They do it with bats and chickens...not sure how they get the bat guano...but it is good stuff..


----------



## Tonythegardener

The pigeon manure has a ratio of 4/2/1 which is fairly good going in the realms of manuring NPK ratios. Chicken Manure (fresh) has a NPK ratio of 1.6/1.5/1.0 so pigeon muck compares very well with this. Now I don't really think that I should give an awful lot of credence to these ratios because I got them from the internet and you should never believe anything you see on the internet. Having said that, it does give you a rule of thumb. 
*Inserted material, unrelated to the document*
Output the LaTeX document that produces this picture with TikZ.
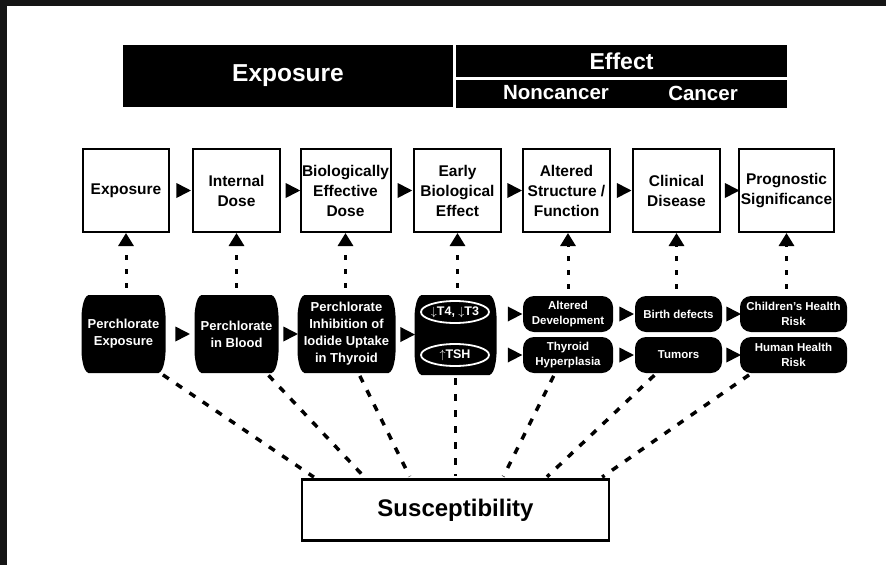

It is obvious from the ammonia smell coming off the pigeon muck that it is very high in nitrogen. And loads of people tell you how good chicken manure is and I agree with them. So if pigeon muck is like chicken manure, it will be a valuable addition to the soil. However, the high levels of nitrogen can damage roots and foliage unless pigeon muck is added with care. This is why I am adding the manure now - in January and February, when there are no plants growing in the soil, so that it can rot down a little more during the winter. By the time I plant potatoes the concentration of nitrogen should be at a level that will not cause damage. The damage that it causes roots is due to the high concentration of salts in the rhizosphere that cause water to be drawn out of roots desiccating them. This is what people call burning the roots.


----------



## kirk jinks

i was hoping to set a state record for tallest tomato plant in oregon or wherever ? i'm an inventor and have been doing some work on creating a high grade fertalizer that is easy to manufacture and pigeon turds are one of the elements i have used that have shown fantastic results growing tomato plants as tall as 20 feet tall i believe i can grow tomato plants up to or over 30 feet tall and produce a great amount of fruit at the same time. an easy method to use pigeon fertalizer is to fill a 5 gallon bucket 1/2 full pigeon turds and 1/2 with water ,stir,then let sit in the sun for 2 days then screw an empty soup can on the end of a discarded broomstick or piece of 1x1 or 1x2 stick about 3 feet in length ,use the can and stick to feed 1 can of the water and fertalizer mixture to each one of your garden plants once per week. rabbit turds work great too. just add more water to the bucket and stir when needed till you use up the solids then throw another batch togather etc etc...good luck


----------



## Jay3

kirk jinks said:


> i was hoping to set a state record for tallest tomato plant in oregon or wherever ? i'm an inventor and have been doing some work on creating a high grade fertalizer that is easy to manufacture and pigeon turds are one of the elements i have used that have shown fantastic results growing tomato plants as tall as 20 feet tall i believe i can grow tomato plants up to or over 30 feet tall and produce a great amount of fruit at the same time. an easy method to use pigeon fertalizer is to fill a 5 gallon bucket 1/2 full pigeon turds and 1/2 with water ,stir,then let sit in the sun for 2 days then screw an empty soup can on the end of a discarded broomstick or piece of 1x1 or 1x2 stick about 3 feet in length ,use the can and stick to feed 1 can of the water and fertalizer mixture to each one of your garden plants once per week. rabbit turds work great too. just add more water to the bucket and stir when needed till you use up the solids then throw another batch togather etc etc...good luck




You are talking about manure tea, and yes, it is great for the plants. Actually though, rabbit manure can be used fresh as it won't burn the plants. Bird poop is hot and should be either used in a tea as you have described, or composted and then used.


----------